In the release, Mario Draghi, the president of the ECB, also spoke about the efficiency of the current monetary policy, stating that the asset purchasing program is advancing smoothly, making clear the fact that the monetary policy measures introduced in the mid-2014’s are functioning properly.

Regarding the interest rates, his expectancy is that they will remain unchanged in the near future. Also, he highlighted the increase in downside risks, noting that the financial markets and commodity volatility added to the geopolitical crisis make a fine threat to the euro-area growth. As per his opinion, inflation will remain low for the time being, but it will pick up in later in 2016, the dynamics of inflation being weaker than expected.

Draghi draws attention that in the case of a spike in downside risks (generated by the global market turmoil), the ECB will review and maybe reconsider its policy stance in the next meetings, whit a high probability that more quantitative easing might occur in March’s meeting.

Taking a look over the trend, we can see that the EUR/USD came back from below 1.0800, recovering the lost ground after Draghi’s speech.

The major cross posted minor losses on Friday, remaining near the lows, but managing to overcome the 1.0800 handle, with a loss of 0.52% for the whole day. The daily low hit 1.0792, but the trend quickly retraced above the 1.0800 thresholds. Late in the day, the trend remained steady flickering in the 20-hour MA (Moving Average) area, standing at 1.0835 and 1.0800. Taking the whole week, we can see that the trend went down, the decline sending the major 100 pips lower than seven days earlier.

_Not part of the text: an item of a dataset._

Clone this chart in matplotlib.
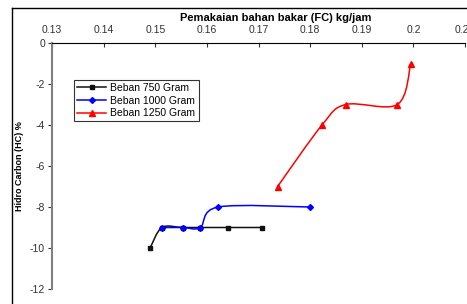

Friday’s risk appetite weight heavily on the US dollar, but it didn’t manage to boost the EUR/USD. For which regards the Euro, we continue to see negative correlations between the currency and the stock evolution. Wall Street’s main indexes went up last week while the European markets closed the week with gains in a range between to 2% and 3%. Thursday’s and Friday’s rally seen in equities overcame the weekly losses, erasing any negative impact and posting gains.